It is strange, and fundamentally American, that The Exorcist steps are an official tourist attraction. Let’s break it down: Father Damien Karras, a priest and Jesuit psychiatrist, pleads with a demon named Pazuzu to stop possessing a little girl, possessing him instead. In a moment of clarity – I cannot think of a better word – the possessed Karras throws himself down a flight of stairs, killing himself and forcing Pazuzu to leave our mortal plane. That staircase is in Georgetown, near the Key bridge, and The Exorcist director William Friedkin has participated in honoring the space.
The Exorcist has a striking climax, but it’s nowhere near the most memorable in the film. Who can forget the pea soup, or Max von Sydow repeating, “The power of Christ compels you”? That’s always been the secret to the film: it’s an exploitative horror film masquerading as high art.

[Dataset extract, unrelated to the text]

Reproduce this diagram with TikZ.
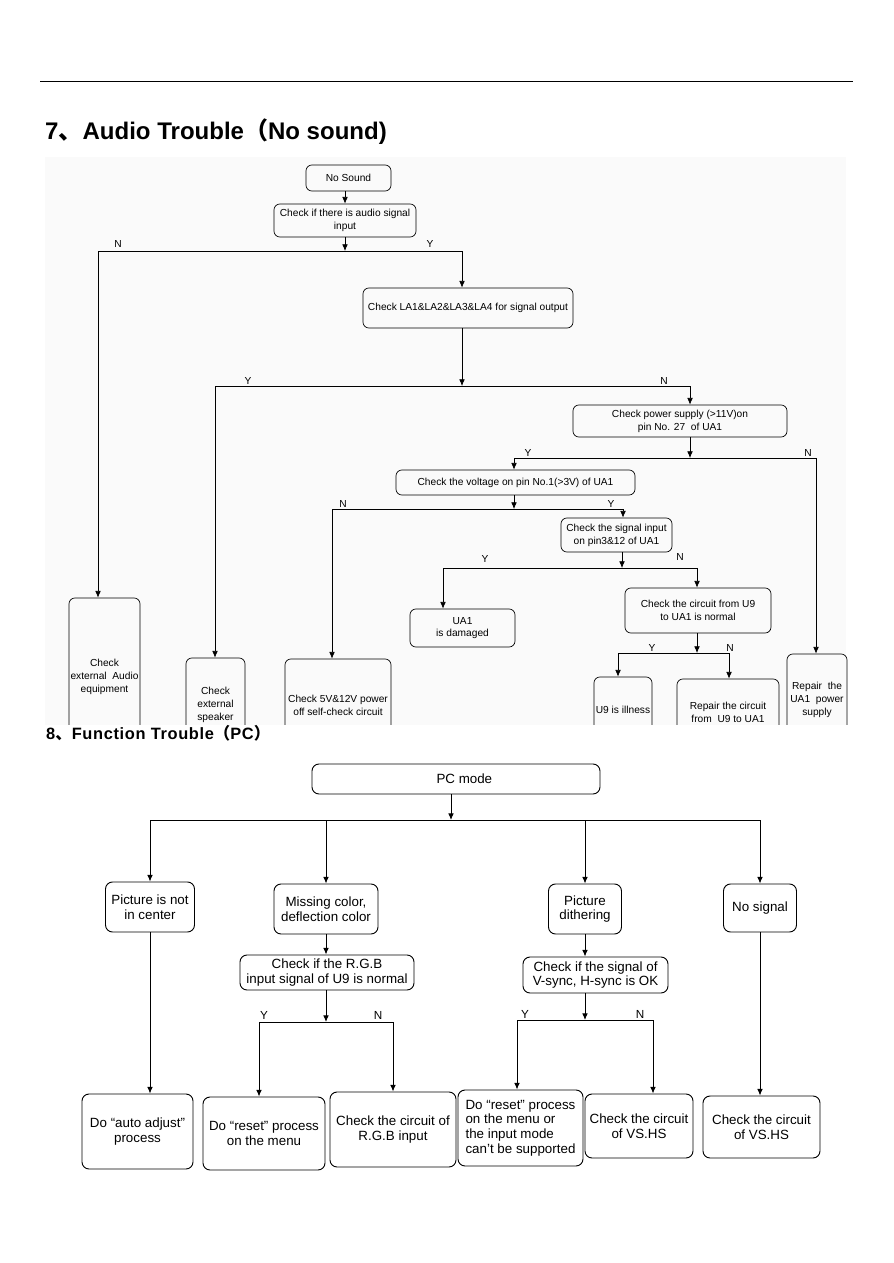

The casting of von Sydow is brilliant. He was a mainstay of Ingmar Bergman, a deeply serious and spiritual filmmaker, and so the expectation is that he is serious and spiritual in this film, too. All that is window dressing, however, for a film that acts like a geek show.
Hereditary, a new horror film that opens this week, scratches the same itch as The Exorcist. It looks serious, it sounds serious, but that’s all in service of something that has no aspiration beyond disturbing its audience. There is value in that because horror, like all film, is all about provoking an emotional response. Horror rarely gets us to think – maybe The Shining gets close – but it the feelings it inspires (when it works) are genuine. That is why The Exorcist steps are celebrated. It is not the most D.C. film, but it’s the film set in D.C. that people will never forget.